In 1918, A.H. Peterson, a young well-known tool and die maker was asked by Henry Ford to create a lightweight drill for Fords automotive production lines. A.H. Peterson came back to him with the hole-shooter; a lightweight, high-powered and durable 1/4″ drill. This five pound drill would become the benchmark of all drills to follow. Up until that time, only the strongest ape men could use a “hand-held” drill as most were very heavy and cumbersome.
In 1922, A.F. Siebert joined forces with Peterson to form the A.H. Peterson Company which only lasted a year. Between the fire that destroyed their factory and the recession, the company went bankrupt and was auctioned off to A.F. Siebert, later to be called the Milwaukee Electric Tool Corp.

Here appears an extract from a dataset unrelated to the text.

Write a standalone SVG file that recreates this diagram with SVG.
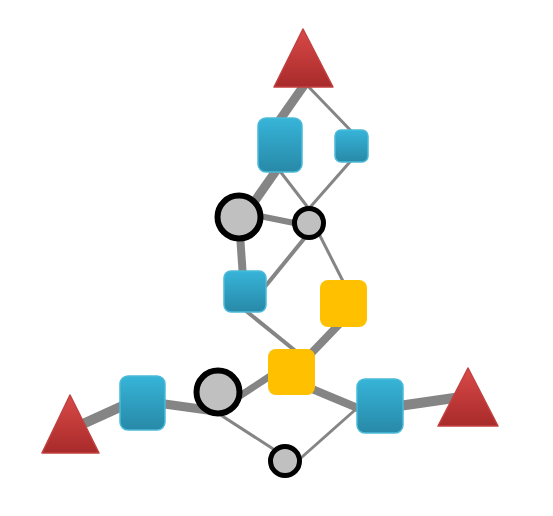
<svg xmlns="http://www.w3.org/2000/svg" width="553" height="516" viewBox="0 0 553 516">
<defs>
<linearGradient id="gb" x1="0" y1="0" x2="0" y2="1"><stop offset="0" stop-color="#36b4d8"/><stop offset="1" stop-color="#2889a8"/></linearGradient>
<linearGradient id="gr" x1="0" y1="0" x2="0" y2="1"><stop offset="0" stop-color="#d84a48"/><stop offset="1" stop-color="#a82a2a"/></linearGradient>
</defs>
<style>
.e{stroke:#858585;stroke-linecap:butt;fill:none}
.b{fill:url(#gb);stroke:#4bbad8;stroke-width:1.5}
.t{fill:url(#gr);stroke:#c24040;stroke-width:1.5;stroke-linejoin:round}
.y{fill:#ffc000}
.c{fill:#c0c0c0;stroke:#000}
</style>
<g id="connectors">
<line class="e" x1="312" y1="74" x2="272" y2="131" stroke-width="9"/>
<line class="e" x1="303" y1="81" x2="356" y2="136" stroke-width="3"/>
<line class="e" x1="285" y1="158" x2="240" y2="222" stroke-width="9"/>
<line class="e" x1="276" y1="166" x2="313" y2="214" stroke-width="3"/>
<line class="e" x1="356" y1="155" x2="305" y2="213" stroke-width="3"/>
<line class="e" x1="240" y1="212" x2="309" y2="226" stroke-width="6"/>
<line class="e" x1="239" y1="220" x2="244" y2="292" stroke-width="8"/>
<line class="e" x1="312" y1="229" x2="255" y2="299" stroke-width="4"/>
<line class="e" x1="314" y1="224" x2="350" y2="295" stroke-width="3"/>
<line class="e" x1="240" y1="306" x2="298" y2="353" stroke-width="4"/>
<line class="e" x1="348" y1="315" x2="300" y2="365" stroke-width="8"/>
<line class="e" x1="232" y1="401" x2="284" y2="367" stroke-width="7"/>
<line class="e" x1="300" y1="384" x2="372" y2="414" stroke-width="8"/>
<line class="e" x1="216" y1="412" x2="284" y2="456" stroke-width="3"/>
<line class="e" x1="293" y1="465" x2="364" y2="402" stroke-width="3"/>
<line class="e" x1="74" y1="428" x2="140" y2="398" stroke-width="10"/>
<line class="e" x1="150" y1="402" x2="215" y2="411" stroke-width="9"/>
<line class="e" x1="385" y1="408" x2="468" y2="396" stroke-width="10"/>
</g>
<g id="tri-top"><polygon class="t" points="274,87 333,87 303,29"/></g>
<g id="tri-left"><polygon class="t" points="42,453 99,453 70,395"/></g>
<g id="tri-right"><polygon class="t" points="438,426 498,426 468,368"/></g>
<g id="blue-top"><rect class="b" x="258" y="118" width="44" height="54" rx="8"/></g>
<g id="blue-small"><rect class="b" x="335" y="130" width="33" height="32" rx="6"/></g>
<g id="blue-mid"><rect class="b" x="224" y="271" width="42" height="41" rx="7"/></g>
<g id="blue-left"><rect class="b" x="120" y="376" width="45" height="54" rx="8"/></g>
<g id="blue-right"><rect class="b" x="357" y="379" width="46" height="54" rx="8"/></g>
<g id="yellow-top"><rect class="y" x="320" y="280" width="47" height="47" rx="8"/></g>
<g id="yellow-low"><rect class="y" x="268" y="349" width="47" height="46" rx="8"/></g>
<g id="circle-big-top"><circle class="c" cx="239" cy="217" r="21.5" stroke-width="6"/></g>
<g id="circle-small-top"><circle class="c" cx="309" cy="223" r="14.5" stroke-width="5"/></g>
<g id="circle-big-low"><circle class="c" cx="218" cy="392" r="21.5" stroke-width="6"/></g>
<g id="circle-small-low"><circle class="c" cx="285" cy="461" r="14.5" stroke-width="5"/></g>
</svg>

During the first years of business, Milwaukee kept its doors open by repairing other company’s tools. This gave them an opportunity to find out what other tool manufacturers were up to. Milwaukee has always been a company who kept its ears to the ground in the industry. Through the process of paying attention to the innovations of other tool companies, Milwaukee continued to improve its Hole-Shooter with better gears, switches, brushes and cords, which earned them a U.S. Government equipment-specification rating.
The U.S. Navy took notice of this and applied its own sets of standards to Milwaukee tools, solidifying them as an industry standard tool company. The hole-shooters were used extensively in WW2 on anything from airplanes to battleships. Some might say that Milwaukee played a significant role in the outcome of WW2.
Since then, the hole-shooter has gone through several iterations and is still available today. The name Hole-Shooter has been adopted to several different drill designs since, which all are generally considered industry standard drills.
The current models offer several attachments: right-angle drill for the plumbing and electrical industry as well as a 30″ extension with 33º angled chuck for drilling joists without needing a ladder and even cordless versions.